A stop on the way to the grocery store to get milk. Day fading and in a hurry — the iPhone was the perfect tool to record the scene — launch the Instagram app, press the shutter button, done.
Looking at recent pictures has me wondering if I have the complete digital tool in my pocket. I wonder.
Often.
The morning dog walking ritual at times done half asleep. I don’t want to drag a big camera along with me but there are moments I don’t want to forget so I use the iPhone.
Arguments of quality rattle through my brain as I point the iPhone at a subject — “Use a real camera fool, get the high res file, be professional…”
I tell myself I should use a better camera. Give myself more pixels to work with but I don’t. And then I find myself somewhere special — the light, the forms, it’s all working and all I have is the iPhone.
The big digital SLR sits on a shelf as the Vespa rockets (poetic license) down the road and I accept a sacrifice in photographic quality using the iPhone compared to every other digital camera at my disposal. Still — the iPhone is easy, present, available — it makes pictures that otherwise would not exist.
A piece of chocolate cake at lunch with a friend; a quick photo with the camera phone before devouring everything short of licking the powdered sugar from the plate. I think I understand my dog’s obsession with tennis balls better now. I’ve embarrassed to admit how many times I have looked at this image. There’s something powerful at work in my head with cake.
Mental recrimination about the iPhone and what it means to be a real photographer and the programmed obsession with sharpness, resolution, resolution and megapixels. Bigger camera equals better pictures. Or so the myth goes.
Fog on the way to work as I cut across campus on a farm lane and I wanted to remind myself later how great it is to commute to work and all I have is the iPhone.
A recent discussion with a photographer friend had him outlining his quality concerns with a Canon 5D Mark III (no slouch of a camera in the DSLR realm) and his decision to move to a Pentax 645D medium format digital camera (huge files and a $10K pricetag for the body alone). He showed me 18×24 prints that seem impossibly detailed with color, tone and texture not normally discernable to the naked eye. My hand fingered the iPhone in my pocket as I tried to not drool on my shoes. Beautiful prints.

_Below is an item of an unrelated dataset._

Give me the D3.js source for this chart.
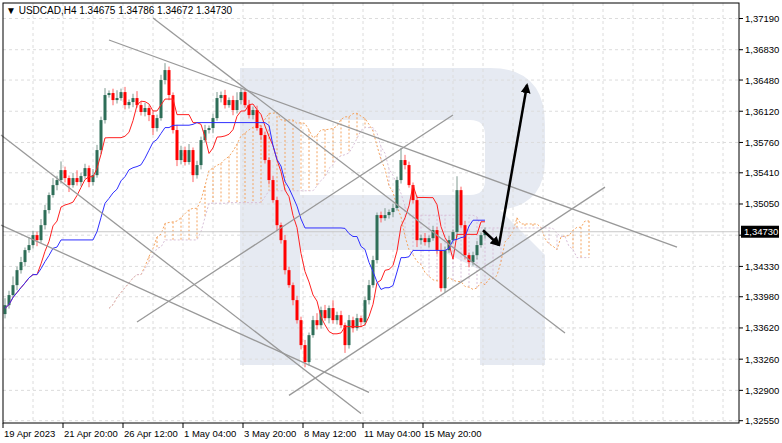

Kim in the garden — another fleeting moment that I want to backup my memory in a digital form — the light, the place, a piece of our lives without the mechanical intrusion of too much photographic gear. I know I could use a little pocket camera but the iPhone allows me to shoot and process the final images in moments and send it on to Flickr, Twitter, Tumblr…
Early morning in State College. Another digital snapshot using yet another filter in the Instagram collection. I can’t remember what it’s called.
I really should buckle down and take this stuff more seriously and shoot with a real camera and methodically process the images. It echoes in my head over and over.
But I’m not that photographer. My nature and personality chafe at the tyranny of that kind of process and I’ve accepted I’ll never be comfortable in that creative landscape despite how much I admire that kind of work.
Horses wander onto the horizon on a pasture at Penn State. Their lazy movements under a gray sky remind me of something I can’t quite put my finger on. A fast capture on the iPhone and I can think about it later. A digital post-it note.
Moments pass quickly in life and on the road and the fuss-free performance of the iPhone makes it possible to reach into the flow and snatch moments at will. I consider these images sketches — snapshots that reflect a creative freedom not possible when I’m enslaved by the tyranny of photographic law.
But that’s me.
A recent ride with Paul and Gordon began at my driveway. Paul wandered up the street to watch the sunrise. I know that feeling. The iPhone makes it so easy to remember.
While the iPhone is not the complete tool for digital photography I’ve been impressed how valuable a tool it is for me while I’m on the road, out in the world, engaging a life.